=== Given data ===

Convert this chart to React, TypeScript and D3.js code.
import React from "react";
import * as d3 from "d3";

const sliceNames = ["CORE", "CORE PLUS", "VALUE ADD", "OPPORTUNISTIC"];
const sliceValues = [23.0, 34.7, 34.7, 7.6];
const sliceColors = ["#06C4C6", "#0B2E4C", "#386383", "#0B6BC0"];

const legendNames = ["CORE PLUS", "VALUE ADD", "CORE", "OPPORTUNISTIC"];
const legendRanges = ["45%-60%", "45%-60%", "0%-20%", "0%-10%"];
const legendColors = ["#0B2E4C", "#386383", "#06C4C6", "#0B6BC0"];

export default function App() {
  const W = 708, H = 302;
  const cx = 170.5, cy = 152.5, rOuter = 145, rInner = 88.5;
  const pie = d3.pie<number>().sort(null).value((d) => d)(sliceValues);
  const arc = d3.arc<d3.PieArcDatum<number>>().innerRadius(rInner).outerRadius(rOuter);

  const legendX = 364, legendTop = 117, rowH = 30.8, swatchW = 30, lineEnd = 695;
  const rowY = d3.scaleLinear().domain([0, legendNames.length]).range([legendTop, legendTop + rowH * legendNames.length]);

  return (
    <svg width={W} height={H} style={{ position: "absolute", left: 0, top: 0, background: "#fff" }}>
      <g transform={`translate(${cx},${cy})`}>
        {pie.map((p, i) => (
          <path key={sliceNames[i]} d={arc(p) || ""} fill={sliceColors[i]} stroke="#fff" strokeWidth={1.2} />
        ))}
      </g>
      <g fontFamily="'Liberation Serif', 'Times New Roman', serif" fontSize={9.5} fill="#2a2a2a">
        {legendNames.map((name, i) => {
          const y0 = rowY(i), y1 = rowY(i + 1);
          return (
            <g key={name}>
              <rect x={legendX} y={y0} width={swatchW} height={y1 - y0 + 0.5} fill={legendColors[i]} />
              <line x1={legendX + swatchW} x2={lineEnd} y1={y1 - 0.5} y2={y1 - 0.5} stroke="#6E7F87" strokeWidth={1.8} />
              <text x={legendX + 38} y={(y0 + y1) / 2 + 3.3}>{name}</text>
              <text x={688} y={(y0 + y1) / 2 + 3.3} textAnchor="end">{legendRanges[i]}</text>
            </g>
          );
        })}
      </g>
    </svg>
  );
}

===

### Task to complete
Copy the data above exactly. Every line must be included.

### Result of the exercise
Convert this chart to React, TypeScript and D3.js code.
import React from "react";
import * as d3 from "d3";

const sliceNames = ["CORE", "CORE PLUS", "VALUE ADD", "OPPORTUNISTIC"];
const sliceValues = [23.0, 34.7, 34.7, 7.6];
const sliceColors = ["#06C4C6", "#0B2E4C", "#386383", "#0B6BC0"];

const legendNames = ["CORE PLUS", "VALUE ADD", "CORE", "OPPORTUNISTIC"];
const legendRanges = ["45%-60%", "45%-60%", "0%-20%", "0%-10%"];
const legendColors = ["#0B2E4C", "#386383", "#06C4C6", "#0B6BC0"];

export default function App() {
  const W = 708, H = 302;
  const cx = 170.5, cy = 152.5, rOuter = 145, rInner = 88.5;
  const pie = d3.pie<number>().sort(null).value((d) => d)(sliceValues);
  const arc = d3.arc<d3.PieArcDatum<number>>().innerRadius(rInner).outerRadius(rOuter);

  const legendX = 364, legendTop = 117, rowH = 30.8, swatchW = 30, lineEnd = 695;
  const rowY = d3.scaleLinear().domain([0, legendNames.length]).range([legendTop, legendTop + rowH * legendNames.length]);

  return (
    <svg width={W} height={H} style={{ position: "absolute", left: 0, top: 0, background: "#fff" }}>
      <g transform={`translate(${cx},${cy})`}>
        {pie.map((p, i) => (
          <path key={sliceNames[i]} d={arc(p) || ""} fill={sliceColors[i]} stroke="#fff" strokeWidth={1.2} />
        ))}
      </g>
      <g fontFamily="'Liberation Serif', 'Times New Roman', serif" fontSize={9.5} fill="#2a2a2a">
        {legendNames.map((name, i) => {
          const y0 = rowY(i), y1 = rowY(i + 1);
          return (
            <g key={name}>
              <rect x={legendX} y={y0} width={swatchW} height={y1 - y0 + 0.5} fill={legendColors[i]} />
              <line x1={legendX + swatchW} x2={lineEnd} y1={y1 - 0.5} y2={y1 - 0.5} stroke="#6E7F87" strokeWidth={1.8} />
              <text x={legendX + 38} y={(y0 + y1) / 2 + 3.3}>{name}</text>
              <text x={688} y={(y0 + y1) / 2 + 3.3} textAnchor="end">{legendRanges[i]}</text>
            </g>
          );
        })}
      </g>
    </svg>
  );
}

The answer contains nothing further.